However, I realised that they only tell me those things cos they cared about the welfare of me and the baby. I just followed it whilst they were around, so they felt that the "best" way was followed. If your mil does not live with you, I would say that to make everyone happy, just pretend to be following what she says when she is around. Afterall, she does not know what you do, eat or drink when she is not there.
BTW, my mil is very traditional, but she never insisted to buy all the bed linen and clothes. But if she feels to do so, maybe you can go with her to choose, so you do not end up with stuff you do not like or want. Also the 1 month celebration, it is no longer a "must" nowadays, most of my friends did not hold such banquets. I did have an afternoon tea at home for friends and family so everyone got to see the baby. If you think it's too much to cope with at 1 month, but your mil still insists, I also have friends who did the 2 month/100 days celebration instead and that maybe an option to consider.

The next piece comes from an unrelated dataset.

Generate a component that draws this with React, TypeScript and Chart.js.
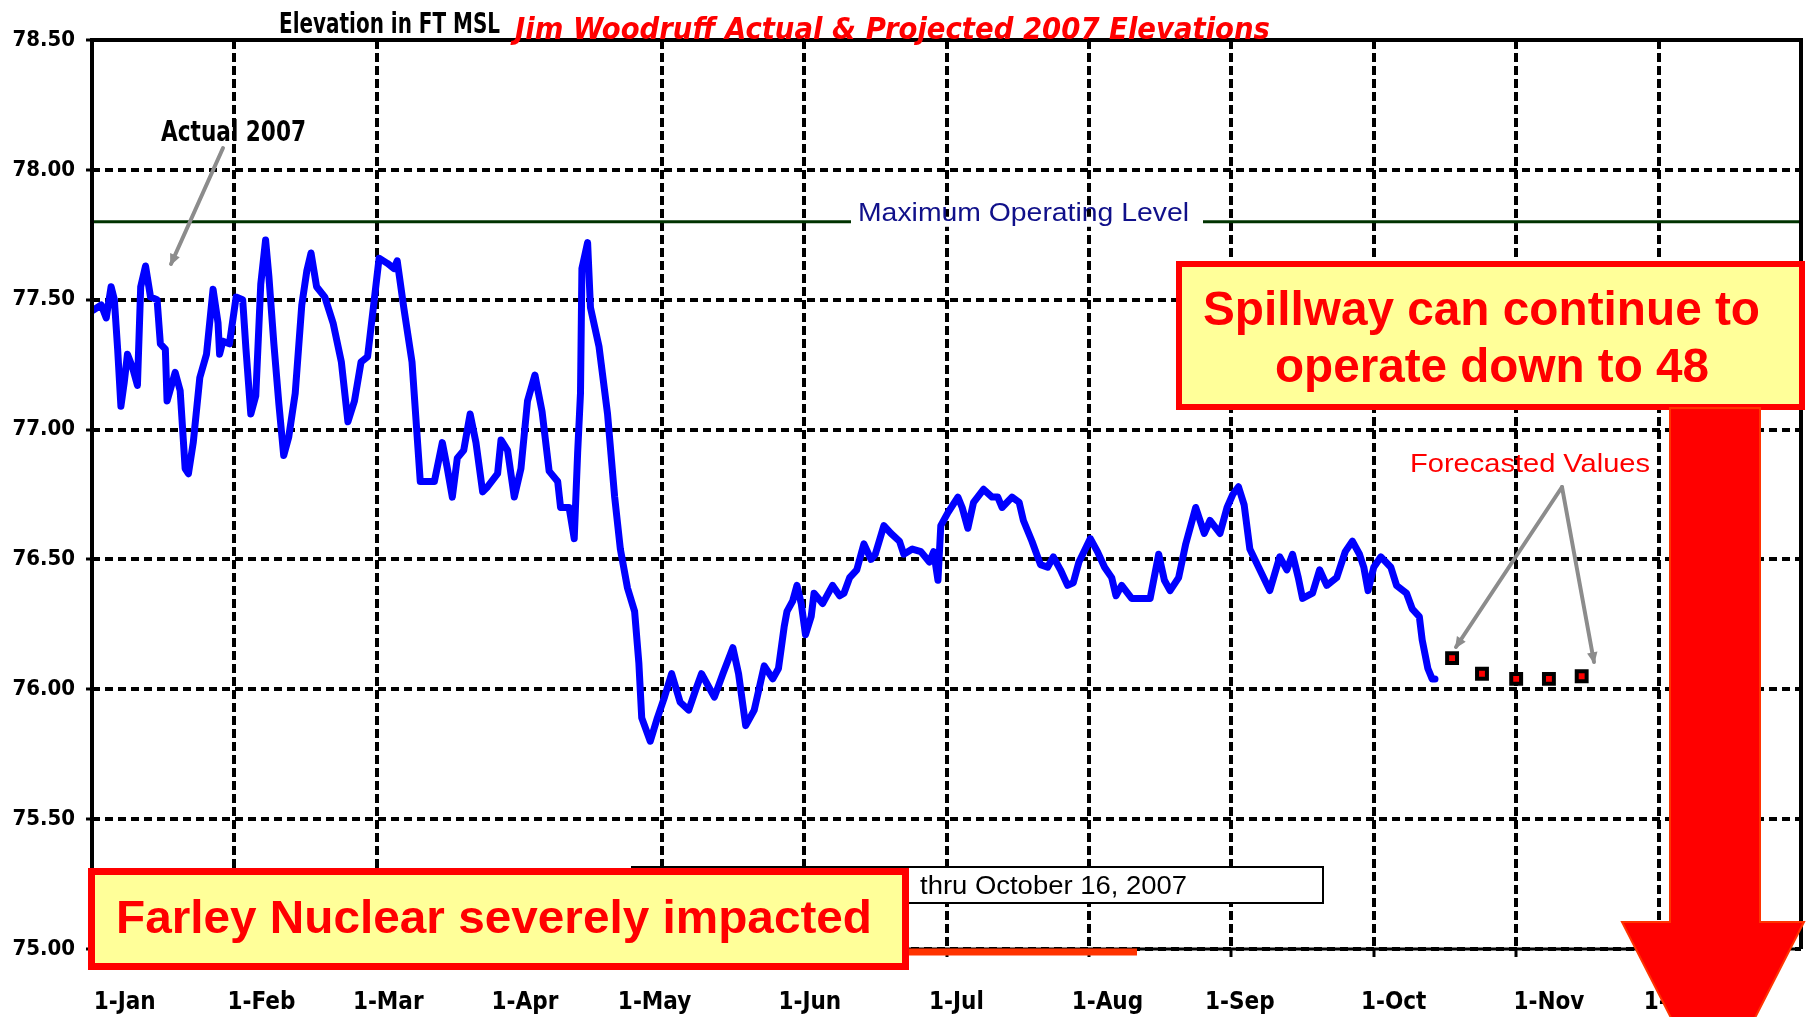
import React, { useEffect, useRef } from "react";
import { Chart, registerables } from "chart.js";

Chart.register(...registerables);

// ---------- data ----------
const monthLabels = ["1-Jan", "1-Feb", "1-Mar", "1-Apr", "1-May", "1-Jun", "1-Jul", "1-Aug", "1-Sep", "1-Oct", "1-Nov", "1-Dec"];
const monthLabelPos = [0.23, 1.19, 2.08, 3.04, 3.95, 5.04, 6.07, 7.13, 8.06, 9.14, 10.23, 11.14];
const gridMonths = [0, 1, 2, 3, 4, 5, 6, 7, 8, 9, 10, 11];
const hiddenGridMonths = [3];
const yMin = 75.0;
const yMax = 78.5;
const yStep = 0.5;
const maxOperatingLevel = 77.8;

// x = months since 1-Jan, y = elevation (ft MSL)
const actualX = [
  0.01, 0.065, 0.1, 0.134, 0.157, 0.18, 0.203, 0.226, 0.249, 0.284, 0.319, 0.342, 0.376, 0.411, 0.457, 0.48, 0.515, 0.527,
  0.584, 0.619, 0.654, 0.677, 0.711, 0.757, 0.804, 0.85, 0.885, 0.896, 0.919, 0.965, 1.012, 1.058, 1.081, 1.115, 1.15, 1.185,
  1.219, 1.242, 1.277, 1.312, 1.346, 1.381, 1.427, 1.473, 1.508, 1.538, 1.577, 1.635, 1.693, 1.751, 1.797, 1.843, 1.889, 1.935,
  1.982, 2.016, 2.074, 2.12, 2.143, 2.189, 2.247, 2.305, 2.351, 2.404, 2.46, 2.495, 2.53, 2.565, 2.61, 2.655, 2.696, 2.743,
  2.778, 2.848, 2.872, 2.918, 2.965, 3.012, 3.058, 3.11, 3.16, 3.21, 3.27, 3.29, 3.35, 3.386, 3.41, 3.43, 3.44, 3.48, 3.5,
  3.56, 3.62, 3.67, 3.71, 3.76, 3.81, 3.84, 3.86, 3.92, 3.97, 4.02, 4.07, 4.13, 4.19, 4.24, 4.28, 4.37, 4.43, 4.5, 4.54, 4.59,
  4.65, 4.72, 4.78, 4.82, 4.86, 4.88, 4.92, 4.95, 4.98, 5.01, 5.05, 5.07, 5.13, 5.2, 5.25, 5.28, 5.32, 5.37, 5.42, 5.47, 5.5,
  5.56, 5.61, 5.67, 5.7, 5.76, 5.82, 5.88, 5.91, 5.94, 5.96, 6.01, 6.08, 6.11, 6.15, 6.19, 6.26, 6.32, 6.36, 6.39, 6.46, 6.51,
  6.54, 6.6, 6.66, 6.71, 6.75, 6.8, 6.85, 6.89, 6.93, 7.01, 7.06, 7.11, 7.16, 7.19, 7.23, 7.3, 7.43, 7.49, 7.53, 7.57, 7.63,
  7.68, 7.75, 7.81, 7.85, 7.92, 7.97, 8.01, 8.05, 8.09, 8.13, 8.2, 8.27, 8.34, 8.39, 8.43, 8.47, 8.5, 8.57, 8.62, 8.67, 8.74,
  8.8, 8.85, 8.9, 8.93, 8.96, 9.0, 9.05, 9.12, 9.16, 9.23, 9.27, 9.32, 9.34, 9.38, 9.41, 9.43,
];
const actualY = [
  77.46, 77.48, 77.43, 77.55, 77.5, 77.31, 77.09, 77.18, 77.29, 77.24, 77.17, 77.55, 77.63, 77.51, 77.5, 77.33, 77.31, 77.11,
  77.22, 77.15, 76.85, 76.83, 76.95, 77.2, 77.29, 77.54, 77.41, 77.29, 77.34, 77.33, 77.51, 77.5, 77.31, 77.06, 77.13, 77.56,
  77.73, 77.59, 77.33, 77.1, 76.9, 76.97, 77.14, 77.48, 77.61, 77.68, 77.55, 77.51, 77.41, 77.26, 77.03, 77.11, 77.26, 77.28,
  77.5, 77.66, 77.64, 77.62, 77.65, 77.47, 77.26, 76.8, 76.8, 76.8, 76.95, 76.85, 76.74, 76.89, 76.92, 77.06, 76.95, 76.76,
  76.78, 76.83, 76.96, 76.92, 76.74, 76.85, 77.11, 77.21, 77.07, 76.84, 76.8, 76.7, 76.7, 76.58, 76.91, 77.14, 77.62, 77.72, 77.47,
  77.32, 77.06, 76.74, 76.54, 76.39, 76.3, 76.1, 75.89, 75.8, 75.89, 75.97, 76.06, 75.95, 75.92, 76.0, 76.06, 75.97, 76.06, 76.16, 76.06, 75.86,
  75.92, 76.09, 76.04, 76.08, 76.24, 76.3, 76.34, 76.4, 76.33, 76.21, 76.28, 76.37, 76.33, 76.4, 76.36, 76.37, 76.43, 76.46, 76.56, 76.5, 76.52,
  76.63, 76.6, 76.57, 76.52, 76.54, 76.53, 76.49, 76.53, 76.42, 76.63, 76.68, 76.74, 76.7, 76.62, 76.72, 76.77, 76.74, 76.74, 76.7, 76.74, 76.72,
  76.65, 76.57, 76.48, 76.47, 76.51, 76.46, 76.4, 76.41, 76.49, 76.58, 76.53, 76.47, 76.43, 76.36, 76.4, 76.35, 76.35, 76.52, 76.42, 76.38, 76.43,
  76.56, 76.7, 76.6, 76.65, 76.6, 76.7, 76.75, 76.78, 76.71, 76.54, 76.46, 76.38, 76.51, 76.46, 76.52, 76.43, 76.35, 76.37, 76.46, 76.4, 76.43,
  76.53, 76.57, 76.52, 76.47, 76.38, 76.47, 76.51, 76.47, 76.4, 76.37, 76.31, 76.28, 76.19, 76.08, 76.04, 76.04,
];
const forecastX = [9.55, 9.76, 10.0, 10.23, 10.46];
const forecastY = [76.12, 76.06, 76.04, 76.04, 76.05];

// ---------- text ----------
const titleBlack = "Elevation in FT MSL";
const titleRed = "Jim Woodruff Actual & Projected 2007 Elevations";
const actualLabel = "Actual 2007";
const maxLevelLabel = "Maximum Operating Level";
const forecastLabel = "Forecasted Values";
const spillwayLine1 = "Spillway can continue to";
const spillwayLine2 = "operate down to 48";
const farleyText = "Farley Nuclear severely impacted";
const periodText = "thru October 16, 2007";

const NARROW = '"DejaVu Sans Condensed", "Liberation Sans Narrow", "DejaVu Sans", Arial, sans-serif';
const HEAVY = '"DejaVu Sans", "Liberation Sans", Arial, sans-serif';
const SANS = '"Liberation Sans", Arial, Helvetica, sans-serif';

function fitText(ctx: CanvasRenderingContext2D, text: string, left: number, right: number, cy: number, font: string, color: string) {
  ctx.save();
  ctx.font = font;
  ctx.fillStyle = color;
  ctx.textBaseline = "middle";
  ctx.textAlign = "left";
  const w = ctx.measureText(text).width;
  ctx.translate(left, cy);
  ctx.scale((right - left) / w, 1);
  ctx.fillText(text, 0, 0);
  ctx.restore();
}

function grayArrow(ctx: CanvasRenderingContext2D, x1: number, y1: number, x2: number, y2: number) {
  ctx.save();
  ctx.strokeStyle = "#8c8c8c";
  ctx.fillStyle = "#8c8c8c";
  ctx.lineWidth = 4;
  ctx.lineCap = "round";
  ctx.beginPath();
  ctx.moveTo(x1, y1);
  ctx.lineTo(x2, y2);
  ctx.stroke();
  const a = Math.atan2(y2 - y1, x2 - x1);
  const L = 11;
  ctx.beginPath();
  ctx.moveTo(x2 + 2 * Math.cos(a), y2 + 2 * Math.sin(a));
  ctx.lineTo(x2 - L * Math.cos(a - 0.5), y2 - L * Math.sin(a - 0.5));
  ctx.lineTo(x2 - L * Math.cos(a + 0.5), y2 - L * Math.sin(a + 0.5));
  ctx.closePath();
  ctx.fill();
  ctx.restore();
}

function textBox(ctx: CanvasRenderingContext2D, x: number, y: number, w: number, h: number, fill: string, stroke: string, lw: number) {
  ctx.save();
  ctx.fillStyle = fill;
  ctx.fillRect(x, y, w, h);
  ctx.strokeStyle = stroke;
  ctx.lineWidth = lw;
  ctx.strokeRect(x + lw / 2, y + lw / 2, w - lw, h - lw);
  ctx.restore();
}

const decorPlugin = {
  id: "decor",
  afterDraw(chart: any) {
    const ctx: CanvasRenderingContext2D = chart.ctx;
    const { left, right, top, bottom } = chart.chartArea;
    const ys = chart.scales.y;

    // frame
    ctx.save();
    ctx.strokeStyle = "#000";
    ctx.lineWidth = 4;
    ctx.beginPath();
    ctx.moveTo(left, bottom);
    ctx.lineTo(left, top);
    ctx.lineTo(right, top);
    ctx.lineTo(right, bottom);
    ctx.stroke();
    ctx.lineWidth = 3;
    ctx.beginPath();
    ctx.moveTo(left, bottom);
    ctx.lineTo(right, bottom);
    ctx.stroke();
    ctx.restore();

    // titles
    fitText(ctx, titleBlack, 279, 500, 26, `bold 28px ${NARROW}`, "#000");
    fitText(ctx, titleRed, 515, 1270, 31, `italic bold 30px ${HEAVY}`, "#FF0000");

    // Actual 2007
    fitText(ctx, actualLabel, 161, 306, 134, `bold 28px ${NARROW}`, "#000");
    grayArrow(ctx, 223, 148, 171, 264);

    // Max operating level label
    const yMax0 = ys.getPixelForValue(maxOperatingLevel);
    ctx.save();
    ctx.fillStyle = "#fff";
    ctx.fillRect(851, yMax0 - 5, 352, 10);
    ctx.restore();
    fitText(ctx, maxLevelLabel, 858, 1189, 214, `26px ${SANS}`, "#10108a");

    // forecast label + arrows
    fitText(ctx, forecastLabel, 1410, 1650, 465, `25px ${SANS}`, "#FF0000");
    grayArrow(ctx, 1562, 487, 1456, 647);
    grayArrow(ctx, 1562, 487, 1594, 662);

    // period box
    textBox(ctx, 631, 866, 693, 38, "#fff", "#000", 2);
    fitText(ctx, periodText, 920, 1187, 887, `26px ${SANS}`, "#000");

    // orange line
    ctx.save();
    ctx.strokeStyle = "#FF3300";
    ctx.lineWidth = 7;
    ctx.beginPath();
    ctx.moveTo(905, 952);
    ctx.lineTo(1137, 952);
    ctx.stroke();
    ctx.restore();

    // Farley box
    textBox(ctx, 88, 868, 821, 102, "#FFFF99", "#FF0000", 7);
    fitText(ctx, farleyText, 116, 872, 920, `bold 46px ${SANS}`, "#FF0000");

    // Spillway box
    textBox(ctx, 1176, 261, 629, 149, "#FFFF99", "#FF0000", 6);
    fitText(ctx, spillwayLine1, 1203, 1760, 312, `bold 48px ${SANS}`, "#FF0000");
    fitText(ctx, spillwayLine2, 1275, 1709, 369, `bold 48px ${SANS}`, "#FF0000");

    // big red arrow
    ctx.save();
    ctx.fillStyle = "#FF0000";
    ctx.strokeStyle = "#FF3300";
    ctx.lineWidth = 2;
    ctx.beginPath();
    ctx.moveTo(1670, 408);
    ctx.lineTo(1760, 408);
    ctx.lineTo(1760, 922);
    ctx.lineTo(1804, 922);
    ctx.lineTo(1713, 1100);
    ctx.lineTo(1622, 922);
    ctx.lineTo(1670, 922);
    ctx.closePath();
    ctx.fill();
    ctx.stroke();
    ctx.restore();
  },
};

export default function App() {
  const canvasRef = useRef<HTMLCanvasElement | null>(null);

  useEffect(() => {
    const canvas = canvasRef.current;
    if (!canvas) return;
    const yTickValues: number[] = [];
    for (let v = yMin; v <= yMax + 1e-9; v += yStep) yTickValues.push(Math.round(v * 100) / 100);

    const chart = new Chart(canvas, {
      type: "line",
      data: {
        datasets: [
          {
            label: "Actual 2007",
            data: actualX.map((x, i) => ({ x, y: actualY[i] })),
            borderColor: "#0000FF",
            borderWidth: 7,
            pointRadius: 0,
            tension: 0,
            borderJoinStyle: "round",
            borderCapStyle: "round",
            fill: false,
          },
          {
            label: "Forecasted Values",
            data: forecastX.map((x, i) => ({ x, y: forecastY[i] })),
            showLine: false,
            pointStyle: "rect",
            pointRadius: 7,
            pointBackgroundColor: "#FF0000",
            pointBorderColor: "#000",
            pointBorderWidth: 4,
          },
          {
            label: "Maximum Operating Level",
            data: [
              { x: 0, y: maxOperatingLevel },
              { x: 12, y: maxOperatingLevel },
            ],
            borderColor: "#003300",
            borderWidth: 3,
            pointRadius: 0,
          },
        ],
      },
      options: {
        responsive: false,
        devicePixelRatio: 1,
        animation: false,
        layout: { padding: { top: 40, right: 13, left: 0, bottom: 0 } },
        plugins: { legend: { display: false }, title: { display: false }, tooltip: { enabled: false } },
        scales: {
          x: {
            type: "linear",
            position: "bottom",
            weight: 0,
            min: 0,
            max: 12,
            afterBuildTicks: (axis: any) => {
              axis.ticks = gridMonths.map((v) => ({ value: v }));
            },
            afterFit: (axis: any) => {
              axis.height = 10;
            },
            ticks: { display: false },
            grid: {
              color: (c: any) => (c.tick && hiddenGridMonths.includes(c.tick.value) ? "rgba(0,0,0,0)" : "#000"),
              lineWidth: 4,
              tickLength: 8,
              tickWidth: 3,
            },
            border: { display: false, dash: [9, 4] },
          },
          xLabels: {
            type: "linear",
            position: "bottom",
            weight: 1,
            min: 0,
            max: 12,
            afterBuildTicks: (axis: any) => {
              axis.ticks = monthLabelPos.map((v) => ({ value: v }));
            },
            afterFit: (axis: any) => {
              axis.height = 58;
            },
            ticks: {
              autoSkip: false,
              maxRotation: 0,
              minRotation: 0,
              padding: 29,
              color: "#000",
              font: { family: NARROW, size: 24, weight: "bold" },
              callback: (_v: any, i: number) => monthLabels[i],
            },
            grid: { display: false, drawTicks: false },
            border: { display: false },
          },
          y: {
            type: "linear",
            min: yMin,
            max: yMax,
            afterBuildTicks: (axis: any) => {
              axis.ticks = yTickValues.map((v) => ({ value: v }));
            },
            afterFit: (axis: any) => {
              axis.width = 92;
            },
            ticks: {
              padding: 11,
              color: "#000",
              font: { family: NARROW, size: 22, weight: "bold" },
              callback: (v: any) => Number(v).toFixed(2),
            },
            grid: { color: "#000", lineWidth: 4, tickLength: 6, tickWidth: 3 },
            border: { display: false, dash: [8, 5] },
          },
        },
      },
      plugins: [decorPlugin],
    } as any);

    return () => chart.destroy();
  }, []);

  return (
    <div style={{ position: "absolute", left: 0, top: 0, width: 1814, height: 1017, background: "#fff", overflow: "hidden" }}>
      <canvas ref={canvasRef} width={1814} height={1017} style={{ display: "block", width: 1814, height: 1017 }} />
    </div>
  );
}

I did have ginger chicken rice for a few days and tried to rinse off with ginger water after shower only cos my mil spent time cooking the rice and drying the ginger peel for the water. Personally, I dun think it does anything, although I have friends who swear by its effectiveness. I am now 6 months pregnant and definitely will not be doing it again this time round. I still remembering complaining to my hubby about having the same food very meal and I made him eat it with me. In the end, we could only endure it for a few days.